ServerManager-Server(-ProcessManager) communication
kabirkhan Aug 26, 2010 3:33 PMA change in how messages are passed between the ServerManager (SM) and Server instances was mentioned on IRC. Currently the SM and Server processes connect to the ProcessManager (PM) which then routes the messages to the appropriate process. The new idea is that Servers connect directly to SM, leaving the PM solely in charge of starting, stopping and reconnecting processes.
I think the flow for how that would work is something like the following. Stuff I'm unsure about is in bold
- PM starts up and listens on a socket on a port (PPM) for connections from the processes it manages.
- PM starts SM passing in PPM, PM’s host address and ‘ServerManager’ as the name
- SM records PPM , PM’s host address and ‘ServerManager’ in a file
- SM opens a socket on a different port (PSM) which listens for connections from the Server processes and from the Domain Controller (DC).
- SM initiates communication with PM, by connecting to port PPM. The first command it sends is 'STARTED ServerManager <PSM> <SM_ADDRESS> ', which helps PM associate the socket with the correct ManagedProcess.
- For each Server configured in SM:
- SM tells PM to add Server
- SM tells PM to start Server process
- PM launches the Server process, passing in PPM, PM_ADDRESS, PSM, SM_ADDRESS and the SERVER_NAME
- Server initiates communication with PM, by connecting to port PPM. The first command it sends is 'STARTED <SERVER_NAME>', which helps PM associate the socket with the correct ManagedProcess.
- Server starts listening for commands on the PM socket.
- Server initiates communication with SM, by connecting to port PSM. The first command it sends is 'AVAILABLE <SERVER_NAME>', which helps SM associate the socket with the correct Server proxy.
- Server starts listening for commands on the SM socket
- SM sends the ‘START serverConfig’ message to the server via the Server’s socket
- Server parses the serverConfig, starts up and sends to SM either
- ‘STARTED’ if successful.
- ‘START_FAILED’ if failed
- SM tells PM to stop process???
- SM tells PM to remove process???
- Server parses the serverConfig, starts up and sends to SM either
- While a ManagedProcess is registered as started in PM
- PM regularly pings process on the processes socket (Or should SM instead perhaps pick up on when the Server socket is closed?)
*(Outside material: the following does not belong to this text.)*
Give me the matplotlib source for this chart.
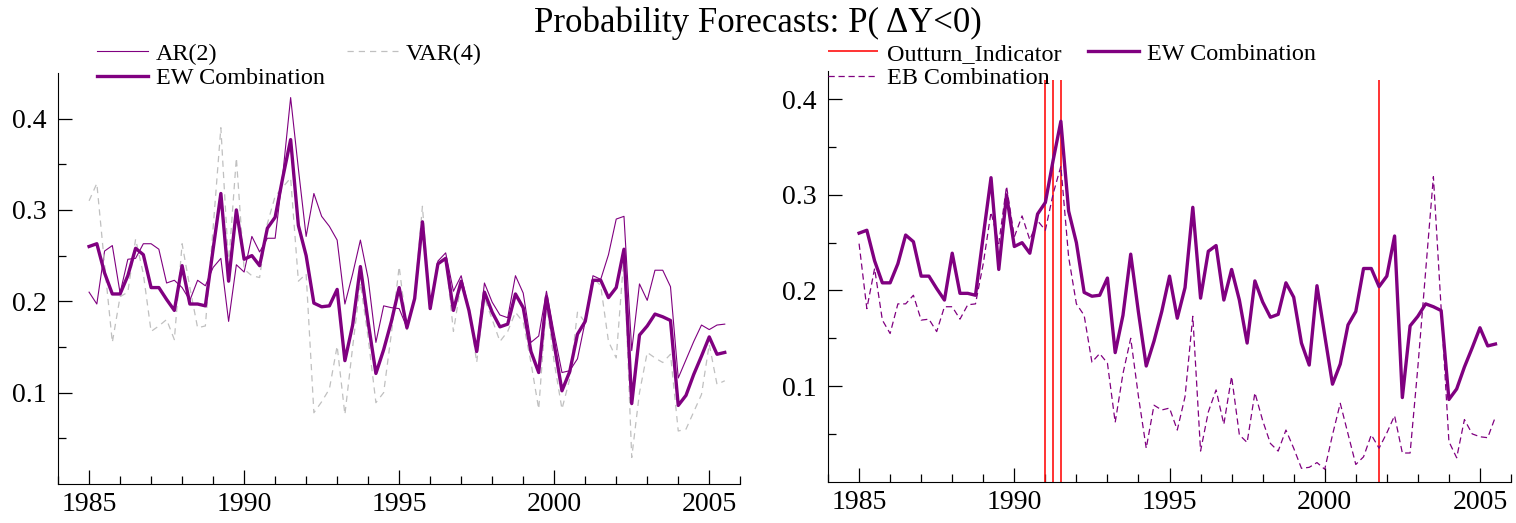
import matplotlib
matplotlib.use("Agg")
import matplotlib.pyplot as plt
import numpy as np

plt.rcParams['font.family'] = ['Liberation Serif', 'DejaVu Serif']

# quarterly, 1985Q1 .. 2005Q3
dates = np.arange(1985, 2005.6, 0.25)

ew_comb = [0.260, 0.263, 0.231, 0.208,
           0.208, 0.228, 0.258, 0.251,
           0.215, 0.215, 0.202, 0.190,
           0.239, 0.197, 0.197, 0.195,
           0.257, 0.318, 0.222, 0.300,
           0.246, 0.250, 0.239, 0.280,
           0.292, 0.336, 0.377, 0.283,
           0.250, 0.198, 0.194, 0.195,
           0.213, 0.135, 0.174, 0.238,
           0.177, 0.121, 0.147, 0.178,
           0.215, 0.171, 0.203, 0.287,
           0.192, 0.241, 0.247, 0.190,
           0.222, 0.190, 0.145, 0.210,
           0.188, 0.172, 0.175, 0.208,
           0.193, 0.145, 0.122, 0.205,
           0.153, 0.102, 0.123, 0.164,
           0.178, 0.223, 0.223, 0.204,
           0.215, 0.257, 0.088, 0.163,
           0.173, 0.186, 0.183, 0.179,
           0.086, 0.097, 0.120, 0.140,
           0.161, 0.142, 0.144]

ar2 = [0.210, 0.197, 0.255, 0.261,
       0.209, 0.246, 0.247, 0.263,
       0.263, 0.257, 0.220, 0.223,
       0.215, 0.201, 0.223, 0.217,
       0.237, 0.247, 0.178, 0.240,
       0.232, 0.271, 0.254, 0.269,
       0.269, 0.340, 0.423, 0.345,
       0.271, 0.318, 0.293, 0.282,
       0.267, 0.197, 0.230, 0.267,
       0.225, 0.155, 0.195, 0.193,
       0.192, 0.171, 0.202, 0.284,
       0.191, 0.244, 0.253, 0.211,
       0.228, 0.191, 0.147, 0.220,
       0.199, 0.185, 0.182, 0.228,
       0.209, 0.155, 0.162, 0.211,
       0.165, 0.122, 0.124, 0.137,
       0.178, 0.228, 0.224, 0.251,
       0.290, 0.293, 0.146, 0.219,
       0.201, 0.234, 0.234, 0.216,
       0.116, 0.136, 0.156, 0.174,
       0.169, 0.174, 0.175]

var4 = [0.310, 0.329, 0.240, 0.155,
        0.205, 0.210, 0.268, 0.230,
        0.167, 0.173, 0.180, 0.158,
        0.263, 0.215, 0.171, 0.173,
        0.280, 0.390, 0.240, 0.357,
        0.235, 0.228, 0.226, 0.285,
        0.315, 0.325, 0.335, 0.222,
        0.230, 0.078, 0.090, 0.104,
        0.151, 0.076, 0.150, 0.220,
        0.160, 0.089, 0.100, 0.165,
        0.238, 0.169, 0.206, 0.304,
        0.191, 0.242, 0.248, 0.167,
        0.220, 0.195, 0.133, 0.204,
        0.180, 0.156, 0.167, 0.188,
        0.177, 0.133, 0.082, 0.198,
        0.133, 0.082, 0.115, 0.188,
        0.177, 0.226, 0.217, 0.156,
        0.138, 0.250, 0.029, 0.100,
        0.144, 0.138, 0.133, 0.142,
        0.058, 0.060, 0.079, 0.098,
        0.153, 0.109, 0.113]

eb_comb = [0.249, 0.181, 0.223, 0.169,
           0.155, 0.186, 0.186, 0.195,
           0.169, 0.170, 0.157, 0.183,
           0.183, 0.170, 0.185, 0.186,
           0.228, 0.282, 0.249, 0.309,
           0.256, 0.278, 0.253, 0.273,
           0.263, 0.301, 0.330, 0.235,
           0.186, 0.174, 0.125, 0.134,
           0.124, 0.062, 0.113, 0.150,
           0.089, 0.035, 0.080, 0.075,
           0.077, 0.054, 0.089, 0.173,
           0.032, 0.073, 0.096, 0.060,
           0.110, 0.049, 0.041, 0.093,
           0.064, 0.040, 0.032, 0.054,
           0.035, 0.014, 0.015, 0.020,
           0.013, 0.049, 0.082, 0.050,
           0.018, 0.026, 0.049, 0.035,
           0.051, 0.069, 0.030, 0.030,
           0.120, 0.220, 0.319, 0.181,
           0.042, 0.025, 0.065, 0.050,
           0.047, 0.046, 0.068]

# quarters where the outturn indicator is 1
outturn_dates = [1991.0, 1991.25, 1991.5, 2001.75]
outturn_top = 0.42

purple = '#800080'

fig = plt.figure(figsize=(15.16, 5.23), dpi=100)
ax1 = fig.add_axes([0.0383, 0.0746, 0.450, 0.786])
ax2 = fig.add_axes([0.5462, 0.0790, 0.4505, 0.786])

h_ar, = ax1.plot(dates, ar2, color=purple, lw=0.8, label='AR(2)')
h_var, = ax1.plot(dates, var4, color='#c0c0c0', lw=0.9, dashes=(5, 4), label='VAR(4)')
h_ew, = ax1.plot(dates, ew_comb, color=purple, lw=2.4, label='EW Combination')

h_out = ax2.vlines(outturn_dates, 0, outturn_top, color='#ff1010', lw=1.2, label='Outturn_Indicator')
h_ew2, = ax2.plot(dates, ew_comb, color=purple, lw=2.4, label='EW Combination')
h_eb, = ax2.plot(dates, eb_comb, color=purple, lw=0.9, dashes=(5, 3), label='EB Combination')

for ax, top in ((ax1, 0.45), (ax2, 0.43)):
    ax.set_xlim(1984, 2006)
    ax.set_ylim(0, top)
    ax.spines['top'].set_visible(False)
    ax.spines['right'].set_visible(False)
    ax.set_xticks([1985, 1990, 1995, 2000, 2005])
    ax.set_xticks(np.arange(1984, 2007, 1), minor=True)
    ax.set_yticks([0.1, 0.2, 0.3, 0.4])
    ax.set_yticks([0.05, 0.15, 0.25, 0.35], minor=True)
    ax.tick_params(which='major', direction='in', length=10, width=0.9, labelsize=20, pad=8)
    ax.tick_params(which='minor', direction='in', length=5.5, width=0.9)
    ax.tick_params(axis='x', which='major', pad=6)

leg_kw = dict(ncol=2, frameon=False, fontsize=17.4, loc='upper left',
              bbox_transform=fig.transFigure, borderpad=0, handlelength=2.1,
              handletextpad=0.35, labelspacing=0.1, borderaxespad=0)
ax1.legend([h_ar, h_ew, h_var], ['AR(2)', 'EW Combination', 'VAR(4)'],
           bbox_to_anchor=(0.064, 0.918), columnspacing=0.9, **leg_kw)
ax2.legend([h_out, h_eb, h_ew2], ['Outturn_Indicator', 'EB Combination', 'EW Combination'],
           bbox_to_anchor=(0.546, 0.918), columnspacing=1.1, **leg_kw)

fig.suptitle('Probability Forecasts: P( \u0394Y<0)', fontsize=25, y=0.988)

fig.savefig('out.png', dpi=100)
- Server or SM process sends ping back
- If a reply is not received from the process or the processes socket is closed:
- For Server processes, PM stops the ManagedProcess and sends ‘DOWN <SERVER_NAME> to SM on the PM-SM socket
- SM does 2.4.2 and and 2.4.3 for the Server according to its respawn policy if it has not initiated shutdown of that server
- After more retries than the respawn policy max
- SM tells PM to stop process
- SM tells PM to remove process
- After more retries than the respawn policy max
- SM does 2.4.2 and and 2.4.3 for the Server according to its respawn policy if it has not initiated shutdown of that server
- For ServerManager???
- For Server processes, PM stops the ManagedProcess and sends ‘DOWN <SERVER_NAME> to SM on the PM-SM socket
- PM regularly pings process on the processes socket (Or should SM instead perhaps pick up on when the Server socket is closed?)
- To shutdown a server
- SM sends ‘SHUTDOWN’ to server.
- Server closes down
- Server sends ‘STOPPED’ to SM.
- SM tells PM to stop the Server process
- SM tells PM to remove the Server process
- SM sends ‘SHUTDOWN’ to server.
- Closing down everything
- Shutdown hook in PM sends 'SHUTDOWN' message to SM
- For each server
- do step 4
- SM sends 'STOPPED' command to PM
- PM stops and removes SM process
- For each server
- Shutdown hook in PM sends 'SHUTDOWN' message to SM
- Restarting SM
- SM process is stopped by
- Message from PM?
- Message from DC?
- Process is killed
- SM is down...
- SM process is started
- SM reads PPM, PM address and process name from file (or should it be restarted via PM? In which case this could be passed in as in 2.)
- See 2.2
- See 2.3
- Some differentiator is needed to not do 2.4. SM sends “RESTARTED” command to PM
- For each Server process PM sends ‘SM_RESTARTED <PSM> <SM_ADDRESS>’
- Server reconnects to SM as in 2.4.2.4
- SM sends STATUS to Server
- Server responds with STARTED, START_FAILED etc.
- For each Server process PM sends ‘SM_RESTARTED <PSM> <SM_ADDRESS>’
- SM process is stopped by
I'm not really clear on what initiates 6 and what the steps should be there
I think SM should be responsible for the respawning of servers rather than PM which is what does that at the moment.